The petitioners also argued that the complaint specifies the penalty that the accused will be required to pay in the event of a guilty verdict. Additionally, the complaint includes a prayer requesting that the accused pay the fine in accordance with the rates outlined in a government order. A submission was made that such a supplication is not permissible.

The court stated that, despite the fact that the government order was referenced in certain complaints, they cannot be considered vitiated for this reason.

“If there are sufficient averments in the complaint for prosecuting the accused on the basis of materials placed on record, nothing would preclude the court from taking cognizance,” according to the court.

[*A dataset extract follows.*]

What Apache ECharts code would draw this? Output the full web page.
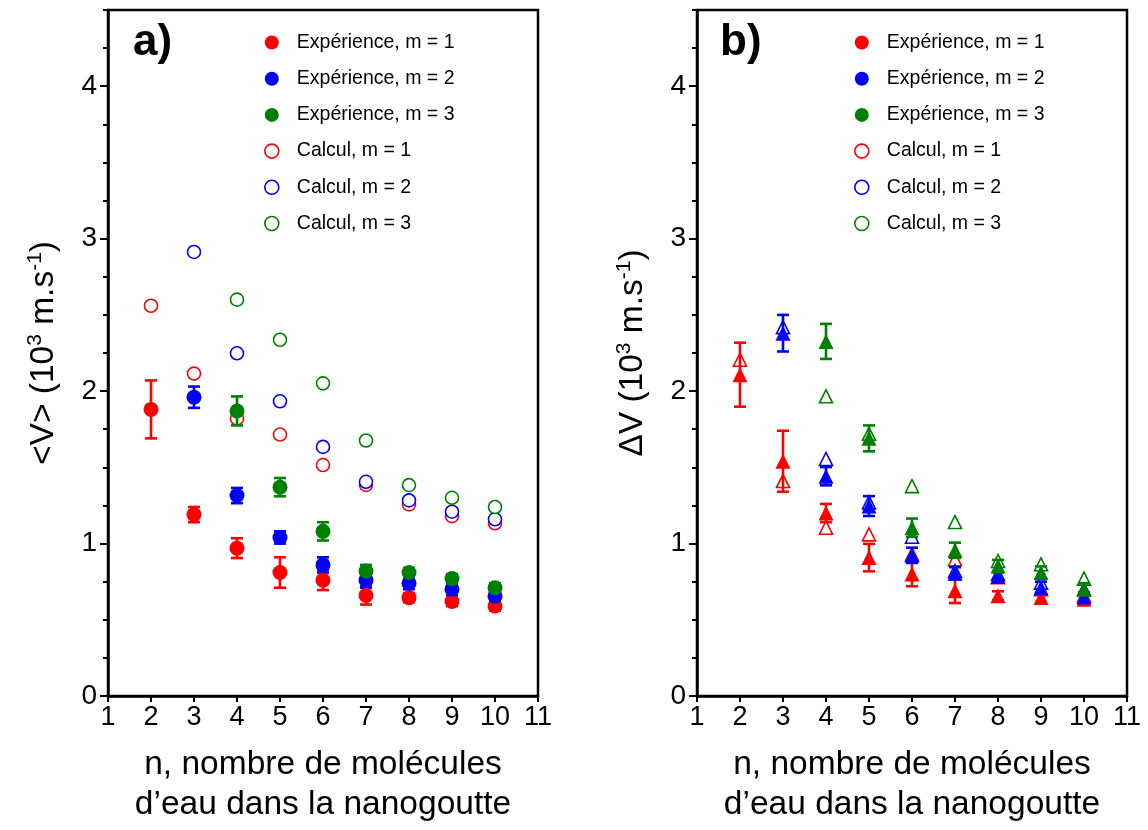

The petitioner’s attorneys subsequently argued that, in accordance with Section 114 of the M.V. Act, 1988, “the Officer concerned may, by an order, direct the driver to off-load the excess weight at his own risk and not to remove the vehicle or trailer from that place until the laden weight has been reduced or the vehicle or trailer has been otherwise dealt with.”

No document has been produced to indicate compliance in any of the cases in which it was submitted.

Nevertheless, the court declined to accept the submission, stating:

“…in my opinion, it cannot be regarded as a violation that would invalidate the prosecution.” The issuance of an order to off-load the excess weight is a subsequent event that occurs after the offense has been detected. The offense under Subsection (3) of Section 113 would be attracted once the vehicle was discovered to be carrying excess weight. The proceedings would not be vitiated and the offense already committed by the accused persons would not be erased simply because the officer in question failed to issue an order directing the driver to off-load the excess weight.

The Court further stated that the provision can only be interpreted as “an enabling provision that empowers the Officer concerned to pass such a direction so as to avoid continued violation of Subsection (3) of Section 113 of the Motor Vehicles Act” due to the use of the term “may.”

The Court, as a result, dismissed the petitions.